The term Messianists, According to Dr. Mosley, is derived from the Hebrew word Messiah. Epiphanius' history says that before the believers were called Christians, they were for a short time known by the title Iessaioi, probably derived from the name Jesus, (17) a name saturated with the idea of salvation. The Greek term for Jesus is Isus. It must be remembered that the "J" sound that is ascribed to JEHOVAH and JESUS is a western sound. The original Hebrew renderings of these names would have a "Y" consonant soung. The Tetragrammaton (YHWH) (Yood-Hay-Vav-Hay) has no vowels and many Jews believe that when their Messiah comes He will teach them how to properly say the name of God. In referring to God they often simply say "Hashem"- which means "The Name." Their concept of holiness of the name of God is a lesson we could well use today.

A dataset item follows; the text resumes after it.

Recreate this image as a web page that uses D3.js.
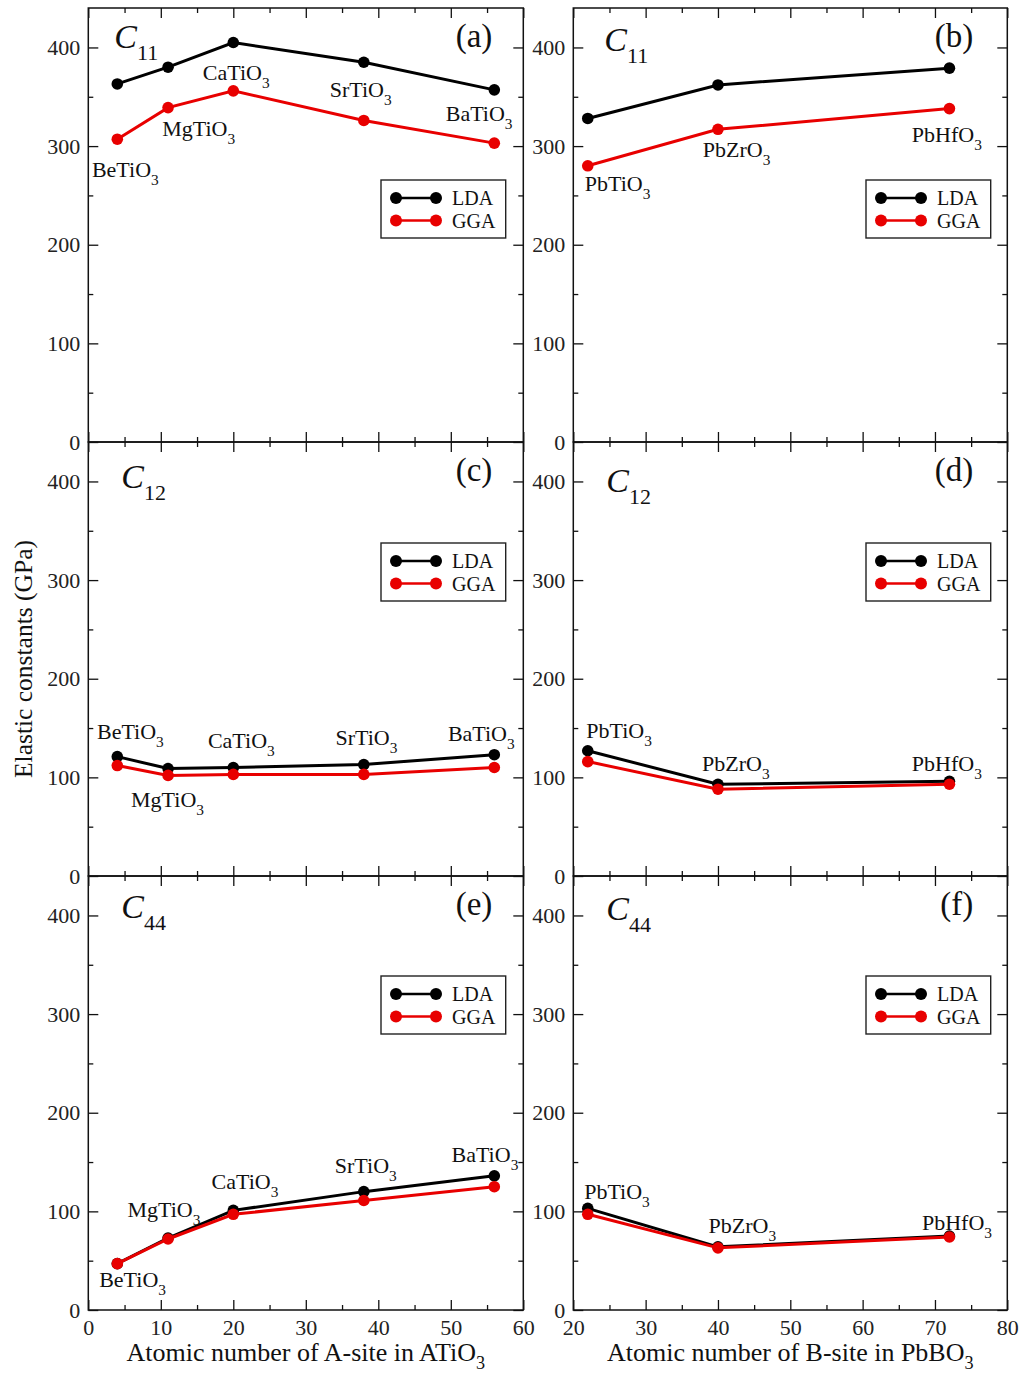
<!DOCTYPE html>
<html>
<head>
<meta charset="utf-8">
<script src="https://cdn.jsdelivr.net/npm/d3@7"></script>
<style>
  body { margin: 0; background: #fff; }
  svg { display: block; font-family: "Liberation Serif", "Times New Roman", serif; }
</style>
</head>
<body>
<svg width="1024" height="1376"></svg>
<script>
const width = 1024, height = 1376;
const svg = d3.select("svg");

// atomic numbers and compounds
const aSiteZ = [4, 11, 20, 38, 56];
const bSiteZ = [22, 40, 72];
const aSiteNames = ["BeTiO", "MgTiO", "CaTiO", "SrTiO", "BaTiO"];
const bSiteNames = ["PbTiO", "PbZrO", "PbHfO"];

// elastic constants (GPa)
const c11A_LDA = [363, 380, 405, 385, 357];
const c11A_GGA = [307, 339, 356, 326, 303];
const c11B_LDA = [328, 362, 379];
const c11B_GGA = [280, 317, 338];
const c12A_LDA = [121, 109, 110, 113, 123];
const c12A_GGA = [112, 102, 103, 103, 110];
const c12B_LDA = [127, 93, 96];
const c12B_GGA = [116, 88, 93];
const c44A_LDA = [47, 73, 101, 120, 136];
const c44A_GGA = [47, 72, 97, 111, 125];
const c44B_LDA = [103, 64, 75];
const c44B_GGA = [97, 63, 74];

// ticks
const xTicksA = [0, 10, 20, 30, 40, 50, 60];
const xTicksB = [20, 30, 40, 50, 60, 70, 80];
const yTicks = [0, 100, 200, 300, 400];
const seriesNames = ["LDA", "GGA"];
const seriesColors = ["#000000", "#e80000"];

// where the compound names sit, in data units [x, y]
const labC11A = [[0.5, 269], [10.2, 310], [15.8, 367], [33.3, 350], [49.3, 325]];
const labC11B = [[21.6, 254], [37.9, 289], [66.8, 304]];
const labC12A = [[1.2, 139], [5.9, 70], [16.5, 130], [34.1, 133], [49.6, 137]];
const labC12B = [[21.8, 140], [37.8, 106], [66.8, 106]];
const labC44A = [[1.5, 23], [5.4, 94], [17.0, 123], [34.0, 139], [50.1, 150]];
const labC44B = [[21.5, 113], [38.7, 78], [68.2, 81]];

// layout
const colX = [[88.3, 523.3], [573.3, 1007.3]];
const rowTop = [8, 442, 876];
const rowH = 434;
const xDomains = [[0, 60], [20, 80]];
const legendTop = [172, 101, 100];
const letterRight = [31, 34];

const panels = [
  { row: 0, col: 0, sub: "11", letter: "(a)", lda: c11A_LDA, gga: c11A_GGA, lab: labC11A, tdx: 26, tdy: 40 },
  { row: 0, col: 1, sub: "11", letter: "(b)", lda: c11B_LDA, gga: c11B_GGA, lab: labC11B, tdx: 31, tdy: 43 },
  { row: 1, col: 0, sub: "12", letter: "(c)", lda: c12A_LDA, gga: c12A_GGA, lab: labC12A, tdx: 33, tdy: 46 },
  { row: 1, col: 1, sub: "12", letter: "(d)", lda: c12B_LDA, gga: c12B_GGA, lab: labC12B, tdx: 33, tdy: 50 },
  { row: 2, col: 0, sub: "44", letter: "(e)", lda: c44A_LDA, gga: c44A_GGA, lab: labC44A, tdx: 33, tdy: 42 },
  { row: 2, col: 1, sub: "44", letter: "(f)", lda: c44B_LDA, gga: c44B_GGA, lab: labC44B, tdx: 33, tdy: 44 }
];

// text with a subscript "3"
function formula(sel, name, size) {
  sel.append("tspan").text(name);
  sel.append("tspan")
    .attr("dy", 8)
    .attr("font-size", size * 0.7)
    .text("3");
}

function styleAxis(g, fontSize) {
  g.select(".domain").remove();
  g.selectAll(".tick line").attr("stroke", "#111").attr("stroke-width", 1.3);
  g.selectAll(".tick text")
    .attr("fill", "#222")
    .attr("font-size", fontSize)
    .attr("font-family", "Liberation Serif, Times New Roman, serif");
}

panels.forEach(p => {
  const [x0, x1] = colX[p.col];
  const y0 = rowTop[p.row], y1 = y0 + rowH;
  const x = d3.scaleLinear().domain(xDomains[p.col]).range([x0, x1]);
  const y = d3.scaleLinear().domain([0, 440]).range([y1, y0]);
  const zs = p.col === 0 ? aSiteZ : bSiteZ;
  const names = p.col === 0 ? aSiteNames : bSiteNames;
  const xMajor = p.col === 0 ? xTicksA : xTicksB;
  const xMinor = x.ticks(12).filter(v => v % 10 !== 0);
  const yMinor = y.ticks(8).filter(v => v % 100 !== 0);

  const g = svg.append("g");

  // === ticks on all four sides, pointing inward ===
  g.append("g")
    .attr("transform", `translate(0,${y1})`)
    .call(d3.axisBottom(x).tickValues(xMajor).tickSize(-10).tickPadding(9)
      .tickFormat(p.row === 2 ? d3.format("d") : ""))
    .call(a => styleAxis(a, 22));
  g.append("g")
    .attr("transform", `translate(0,${y1})`)
    .call(d3.axisBottom(x).tickValues(xMinor).tickSize(-5).tickFormat(""))
    .call(a => styleAxis(a, 22));
  g.append("g")
    .attr("transform", `translate(0,${y0})`)
    .call(d3.axisTop(x).tickValues(xMajor).tickSize(-10).tickFormat(""))
    .call(a => styleAxis(a, 22));
  g.append("g")
    .attr("transform", `translate(0,${y0})`)
    .call(d3.axisTop(x).tickValues(xMinor).tickSize(-5).tickFormat(""))
    .call(a => styleAxis(a, 22));

  g.append("g")
    .attr("transform", `translate(${x0},0)`)
    .call(d3.axisLeft(y).tickValues(yTicks).tickSize(-10).tickPadding(8).tickFormat(d3.format("d")))
    .call(a => styleAxis(a, 22));
  g.append("g")
    .attr("transform", `translate(${x0},0)`)
    .call(d3.axisLeft(y).tickValues(yMinor).tickSize(-5).tickFormat(""))
    .call(a => styleAxis(a, 22));
  g.append("g")
    .attr("transform", `translate(${x1},0)`)
    .call(d3.axisRight(y).tickValues(yTicks).tickSize(-10).tickFormat(""))
    .call(a => styleAxis(a, 22));
  g.append("g")
    .attr("transform", `translate(${x1},0)`)
    .call(d3.axisRight(y).tickValues(yMinor).tickSize(-5).tickFormat(""))
    .call(a => styleAxis(a, 22));

  // frame
  g.append("rect")
    .attr("x", x0)
    .attr("y", y0)
    .attr("width", x1 - x0)
    .attr("height", y1 - y0)
    .attr("fill", "none")
    .attr("stroke", "#111")
    .attr("stroke-width", 1.5);

  // === lines + markers ===
  const line = d3.line().x(d => x(d[0])).y(d => y(d[1]));
  [p.lda, p.gga].forEach((vals, i) => {
    const pts = zs.map((z, j) => [z, vals[j]]);
    g.append("path")
      .datum(pts)
      .attr("d", line)
      .attr("fill", "none")
      .attr("stroke", seriesColors[i])
      .attr("stroke-width", 3);
    g.selectAll(null)
      .data(pts)
      .enter()
      .append("circle")
      .attr("cx", d => x(d[0]))
      .attr("cy", d => y(d[1]))
      .attr("r", 5.8)
      .attr("fill", seriesColors[i]);
  });

  // compound names
  names.forEach((n, j) => {
    g.append("text")
      .attr("x", x(p.lab[j][0]))
      .attr("y", y(p.lab[j][1]))
      .attr("font-size", 22)
      .attr("fill", "#111")
      .call(t => formula(t, n, 22));
  });

  // panel title C_ij
  const title = g.append("text")
    .attr("x", x0 + p.tdx)
    .attr("y", y0 + p.tdy)
    .attr("fill", "#111");
  title.append("tspan")
    .attr("font-size", 34)
    .attr("font-style", "italic")
    .text("C");
  title.append("tspan")
    .attr("font-size", 22)
    .attr("dy", 12)
    .text(p.sub);

  g.append("text")
    .attr("x", x1 - letterRight[p.col])
    .attr("y", y0 + 39)
    .attr("text-anchor", "end")
    .attr("font-size", 33)
    .attr("fill", "#111")
    .text(p.letter);

  // === legend ===
  const lx = x0 + 292.7, ly = y0 + legendTop[p.row];
  const leg = g.append("g").attr("transform", `translate(${lx},${ly})`);
  leg.append("rect")
    .attr("width", 124.7)
    .attr("height", 58)
    .attr("fill", "#fff")
    .attr("stroke", "#222")
    .attr("stroke-width", 1.4);
  seriesNames.forEach((s, i) => {
    const yy = 18 + i * 22.5;
    leg.append("line")
      .attr("x1", 15).attr("x2", 55)
      .attr("y1", yy).attr("y2", yy)
      .attr("stroke", seriesColors[i])
      .attr("stroke-width", 2.6);
    leg.selectAll(null)
      .data([15, 55])
      .enter()
      .append("circle")
      .attr("cx", d => d)
      .attr("cy", yy)
      .attr("r", 6)
      .attr("fill", seriesColors[i]);
    leg.append("text")
      .attr("x", 71)
      .attr("y", yy + 7)
      .attr("font-size", 20)
      .attr("fill", "#111")
      .text(s);
  });
});

// === axis titles ===
svg.append("text")
  .attr("transform", "translate(32,659) rotate(-90)")
  .attr("text-anchor", "middle")
  .attr("font-size", 25.5)
  .attr("fill", "#111")
  .text("Elastic constants (GPa)");

const xt1 = svg.append("text")
  .attr("x", (colX[0][0] + colX[0][1]) / 2)
  .attr("y", 1361)
  .attr("text-anchor", "middle")
  .attr("font-size", 26)
  .attr("fill", "#111");
formula(xt1, "Atomic number of A-site in ATiO", 26);

const xt2 = svg.append("text")
  .attr("x", (colX[1][0] + colX[1][1]) / 2)
  .attr("y", 1361)
  .attr("text-anchor", "middle")
  .attr("font-size", 26)
  .attr("fill", "#111");
formula(xt2, "Atomic number of B-site in PbBO", 26);
</script>
</body>
</html>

They will often do something like: "G-d" to reverence the name.
The People of "the Way"
"The Way" used in Acts 21:14 and 22, was a Messianic term and concept taken from texts such as Isaiah 40:2, which refers to preparing "the way of the Lord." The Nazoraioi is Greek for Nazarenes (Notzrim Acts 24:5) and is derived from Jesus' Jewish hometown of Nazereth. As it is written.... He shall be called a Nazarene. The term Messianists is derived directly from the Hebrew word Messiah. Modern Jewish believers in Christ refer to Him as Yeshua and call themselves Messianic Jews.
Keven Kluetz comments on the name Yeshua saying... The name "Jesus" is the Greek form of the Biblical name "Yeshua". The name "Yeshua" is found, among other places, in 1 Chronicles 24:11, 2 Chronicles 31:15, Ezra 2:2 and Nehemiah 7:7. The name is a shortened form of the Hebrew name "Yehoshua" which is the Hebrew form of the name "Joshua", which means "Ya is salvation". The name "Yah" is an abbreviated form of God's name, Yahweh (YHWH), which probably means "I am, I have always been, and I always will be" (see The Stone Edition Tanach, Brooklyn, NY: Mesorah Publications, 1996, p. xxv *** his reference***). The name "Yehoshua" is the name that Zechariah prophesied would be the name of the Messiah, our priest and king:
11 'And take silver and gold, make an ornate crown, and set it on the head of Joshua the son of Jehozadak, the high priest. 12 'Then say to him, 'Thus says the Lord of hosts, 'Behold, a man whose name is Branch, for He will branch out from where He is; and He will build the temple of the Lord. 13 'Yes, it is He who will build the temple of the Lord, and He who will bear the honor and sit and rule on His throne. Thus, He will be a priest on His throne, and the counsel of peace will be between the two offices.'
Scholars counseling on the making of "The Passion" also concur with the pronunciation of the name of Christ as "Yeshua" or a similar name. As was Yohannan (John) and Keefa (Peter). James in scripture should be "Jacob." It is almost endless.